In this paper, the limitations of reported sparse representation for image denoising are studied. Based on the non-local clustering algorithm framework, we proposed a NSS enhanced denoising algorithm. By combining external reference images and global matching strategies, the quantity and quality of similar patches for sparse prior are improved, making the NSS-based method more efficient. By testing on the standard test dataset and the real low-light dataset, the results indicate that the proposed algorithm could restore the details and textures effectively during denoising and result in visually pleasant images. The method proposed surpasses the previous methods alike and achieves competitive performance even compared with remarkable low rank methods.

The method based on sparse model optimization has promoted many advanced image techniques; however, these methods suffer from shortcoming of time-consuming which limits their applications in real world.
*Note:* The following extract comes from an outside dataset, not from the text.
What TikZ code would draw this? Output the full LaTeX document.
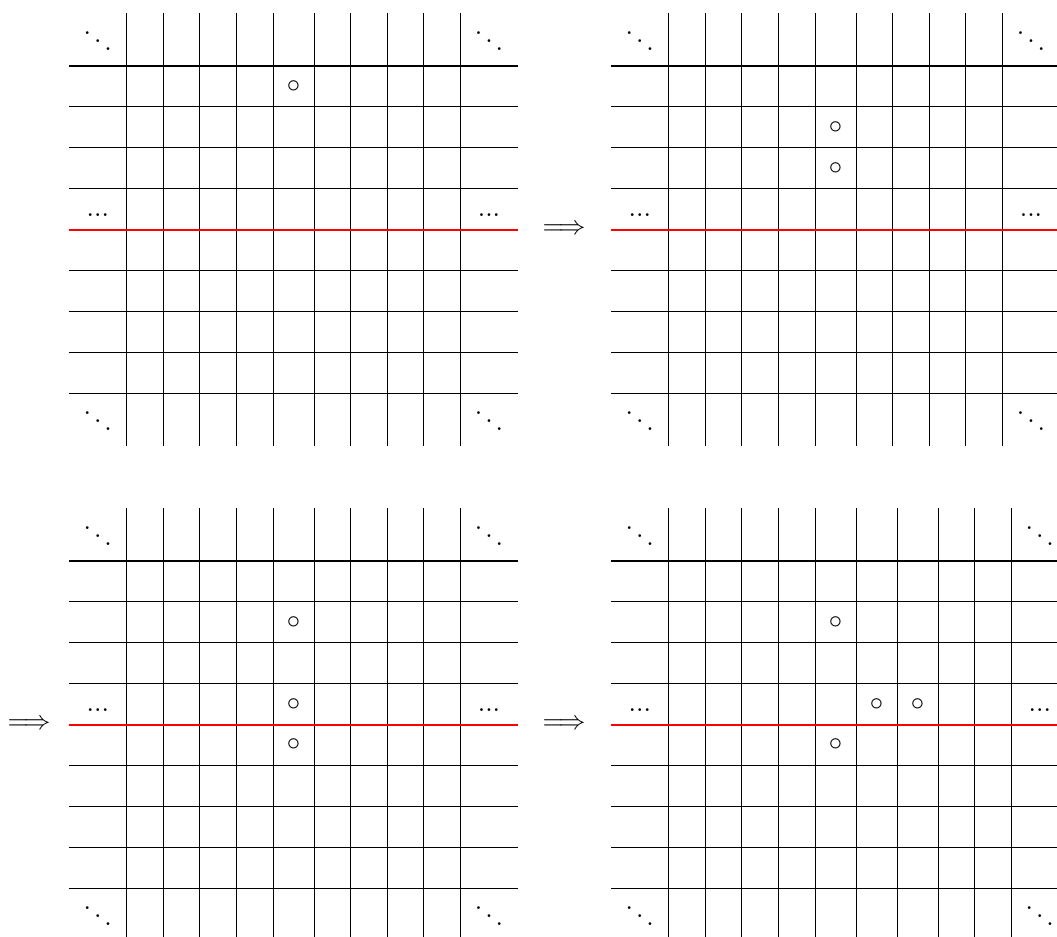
\documentclass[tikz,border=0pt]{standalone}

\newcommand{\gridpanel}[5]{%
  \begin{scope}[shift={#2}]
    \foreach \gx in {#3} \draw[gridline] (\gx,0) -- (\gx,433);
    \foreach \gy in {53,93.9,134.8,175.7,257.5,298.4,339.3,380.2}
      \draw[gridline] (0,\gy) -- (#4,\gy);
    \node[corner] (#1-nw) at (28.8,40.4) {$\ddots$};
    \node[corner] (#1-ne) at ({#4-28.5},40.4) {$\ddots$};
    \node[corner] (#1-sw) at (28.8,420.4) {$\ddots$};
    \node[corner] (#1-se) at ({#4-28.5},420.4) {$\ddots$};
    \node[edots] (#1-w) at (28.8,203.6) {...};
    \node[edots] (#1-e) at ({#4-28.5},203.6) {...};
    #5
    \draw[redline] (0,217.1) -- (#4,217.1);
  \end{scope}}

\begin{document}
\begin{tikzpicture}[x=0.375pt, y=-0.375pt,
  gridline/.style={black, line width=0.4pt},
  redline/.style={draw=red, line width=0.7pt},
  stone/.style={inner sep=0pt},
  corner/.style={anchor=base, inner sep=0pt},
  edots/.style={anchor=base, inner sep=0pt},
  step arrow/.style={inner sep=0pt}]
  \useasboundingbox (0,0) rectangle (1057,936);
  \gridpanel{a}{(69,13)}{57.7,94.3,130.9,167.5,204.1,245.1,281.7,318.3,354.9,391.5}{448.5}{
    \node[stone] (a1) at (224.6,73.45) {$\circ$};}
  \gridpanel{b}{(611,13)}{57.7,94.3,130.9,167.5,204.1,245.1,281.7,318.3,354.9,391.5}{448.5}{
    \node[stone] (b1) at (224.6,114.35) {$\circ$};
    \node[stone] (b2) at (224.6,155.25) {$\circ$};}
  \gridpanel{c}{(69,508)}{57.7,94.3,130.9,167.5,204.1,245.1,281.7,318.3,354.9,391.5}{448.5}{
    \node[stone] (c1) at (224.6,114.35) {$\circ$};
    \node[stone] (c2) at (224.6,196.15) {$\circ$};
    \node[stone] (c3) at (224.6,237.05) {$\circ$};}
  \gridpanel{d}{(611,508)}{57.7,94.3,130.9,167.5,204.1,245.1,286.1,327.1,363.7,400.3}{457.3}{
    \node[stone] (d1) at (224.6,114.35) {$\circ$};
    \node[stone] (d2) at (265.6,196.15) {$\circ$};
    \node[stone] (d3) at (306.6,196.15) {$\circ$};
    \node[stone] (d4) at (224.6,237.05) {$\circ$};}
  \node[step arrow] (ab) at (564,229.6) {$\Longrightarrow$};
  \node[step arrow] (bc) at (29,724.6) {$\Longrightarrow$};
  \node[step arrow] (cd) at (564,724.6) {$\Longrightarrow$};
\end{tikzpicture}
\end{document}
In particular, with the fast development of machine learning technology, many deep learning-based denoising methods have been invented [38,39,40,41], which are classified as the discriminative learning method with the advantages of excellent performance on specific problems and fast processing speed, and disadvantages of poor generalization ability and difficult to collect the training pairs.

On the contrary, the model optimization method, such as sparse representation, is of good generalization and provides relatively satisfactory denoising performance, and how to improve the processing speed of the method is our next focus. Inspired by the deep learning work on image denoising, a natural optimization method could be raised by converting the solution of a sparse model to a network like the deep learning network, and it is expected to take both advantages of retaining the image prior for better generalization and transferring the time-consuming work to the pre-training part. The final testing could be high efficiency with GPU hardware accelerations.